Tuesday, December 4, 2007

Red-Color News Soldier by Li Zhensheng


When Li Zhensheng interviewed for a position as a photographer at the daily newspaper in Heilongjiang province in China in 1963, it was his physical appearance that got him the job. The editor in chief of the paper, seemingly displeased with the physical appearances of the other four photographers on staff, needed at least one that he considered ‘presentable’ to cover visits by foreign guests. Thus was how Li Zhensheng would be cast as one of the most important photographers during China’s most tumultuous periods, the Great Proletarian Cultural Revolution.

Red-Color News Soldier, published in 2003 by Phaidon collects Zhensheng’s photographs in a handsome volume complete with his personal written accounts of the events.

The Cultural Revolution was an attempt to weed out counter-revolutionaries and solidify support for the communist doctrine of Mao Zedong after his prestige had begun to wane. Five years before, Mao’s attempt to institute a vast network of ‘people’s communes’ aimed at boosting grain and steel production had ended in human disaster with over twenty million dead from famine. With the ensuing criticism of Mao’s policies and the threat of ideological treachery beginning to rise, millions of ‘educated youth’ and party officials started a decade long witch hunt for all enemies of the state that would seem to corrupt the progression of the People’s Republic.

Li Zhensheng’s photographs document fervor and confusion that was to overtake the country for the next decade. Many of his photographs describe the fascinating ways that the people denounced as enemies were put on display and humiliated. Forced to wear giant dunce caps and their faces smeared with black ink, they stand bowing for hours before crowds of hundreds of thousands. Some of Zhensheg’s more disturbing sequences follow several of the accused as they are paraded through the streets on the back of trucks, driven out to the outskirts of Harbin, and executed before crowds of onlookers.
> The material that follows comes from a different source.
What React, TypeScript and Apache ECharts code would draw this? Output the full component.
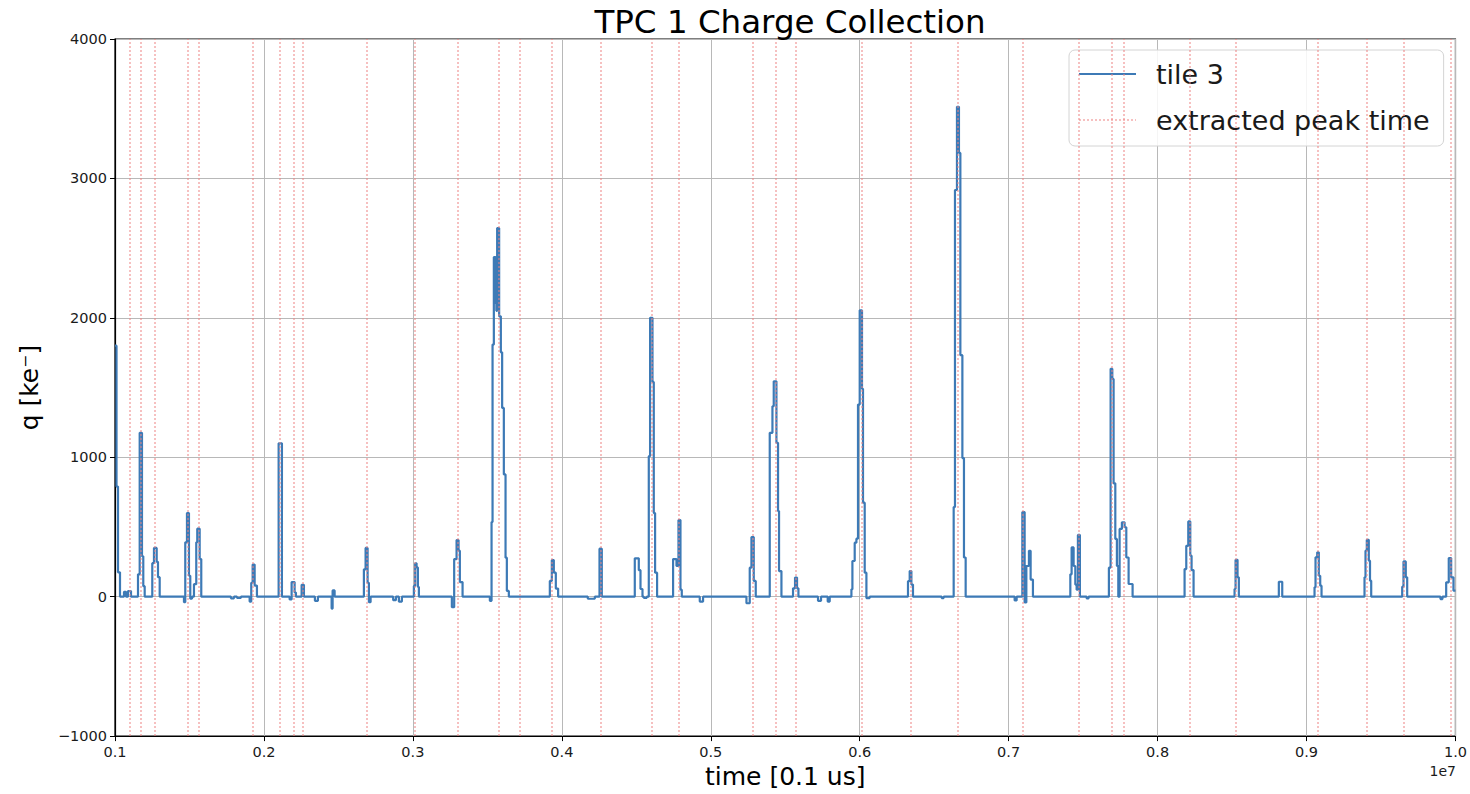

Zhensheng used 35mm and medium format cameras in the production of thousands of negatives during this time. Besides being a remarkable photographer who had a front row seat to most of the events, what is curious to me photographically is how he experiments with different ways of documenting those events. He often took multiple exposures while panning over the landscape so that the three or four images sitting side by side produce a panoramic view. In the one marvelous gatefold in the book, he individually photographs each of seven accused Party secretaries complete with placards hung around their necks as they are denounced and the effect of seeing the photos side by side is akin to some perverse conceptual art piece.

Zhensheng’s writing is a fascinating account of his experiences. One of which tells of his own moment before a crowd as a suspect being denounced and the subsequent investigation into his life and ideology. It was during this investigation that many of his photographs were confiscated but foreseeing the potential for such an event, he hid his negatives under the floor of his apartment. It is the telling of this personal history and the detail in which he is able to remember all of the events that makes this not only a great read, but an important document for history.

The book itself is also one of Phaidon’s finer accomplishments. The printing is good but the designer Julia Hasting should get extra praise for her design and for introducing two different types of paper stocks to differentiate between the Li’s text pages and the photographs. This adds a more seductive tangible quality to the whole production. The cover stock is a bright red plastic that echoes Mao’s little red book and a paper wrap around adds a nice design touch.

Word of warning: Buy a 'new' copy of this book from a trusted source as many available from used sellers are sans cover wrap around and many are stamped with the annoying ’Phaidon non-mint copy’ on the front end paper. I purchased mine ‘new’ but it came stamped and without the wrapper.